Buy di lembah dan sell di puncak dengan bantuan indikator seperti di atas memang cocok untuk time frame rendah dan saat kondisi market sideways, jadi…  harap anda berhati-hati. Kondisi sideways biasanya diakhiri dengan breakout dimana harga melejit naik atau menukik tajam. Jangan sampai kita malahan terjebak buy di puncak, sell di lembah. Nah, sekarang kita sudah membicarakan dua patokan dasar untuk Buy/Sell, yaitu: Buy ketika trend sedang naik (dan akan terus naik), Sell saat trend turun (dan akan terus turun) dan/atau Buy di lembah (saat harga "di bawah"), Sell di puncak (saat harga "di atas").

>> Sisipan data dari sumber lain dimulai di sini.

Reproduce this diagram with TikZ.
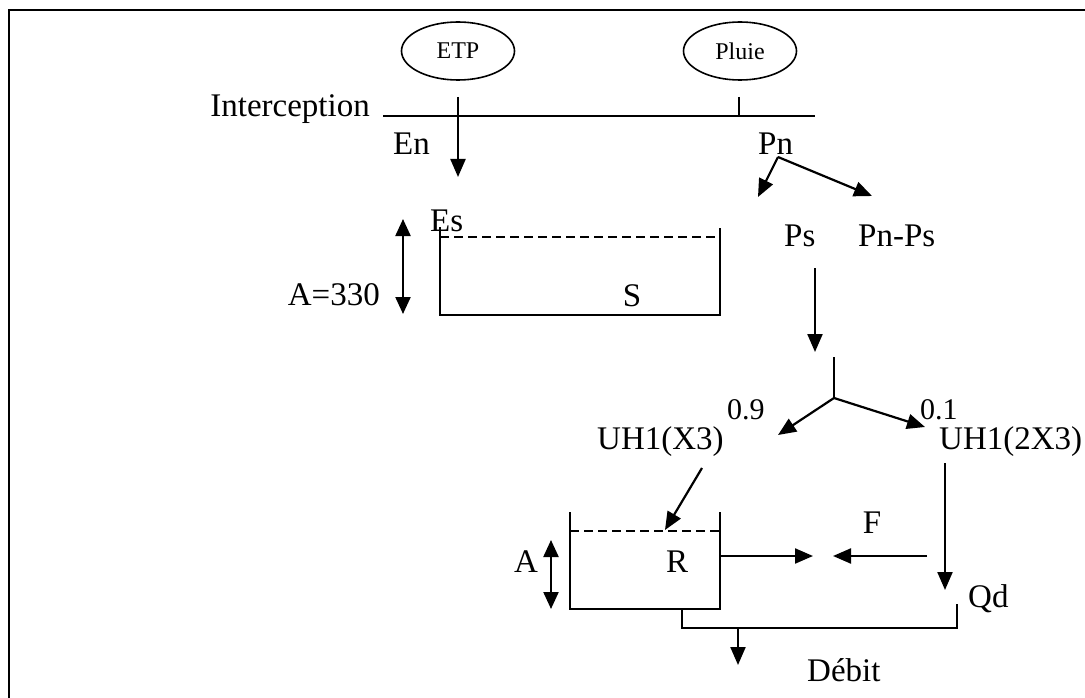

Apapun posisi yang anda ambil, mungkin perlu saya ingatkan lagi tentang perlunya margin management yang intinya menjaga kekuatan margin agar sebisa mungkin terhindar dari MC. Selain margin management, perlu juga dijaga agar kita tidak terjebak over-self confidence. Sering saya denger temen trader yang main hantam buy saat trend sedang turun dan hantam sell saat harga sedang naik. Iya sih, mungkin dia yakin bahwa setelah naik nantinya harga pasti akan turun dan setelah turun pasti harga naik, tapi, who knows? Belum tentu  di seberang gunung ada lembah dan di seberang lembah ada gunung. Bisa jadi di seberang lembah bukannya gunung, tapi malahan lautan dengan palungnya yang dalam.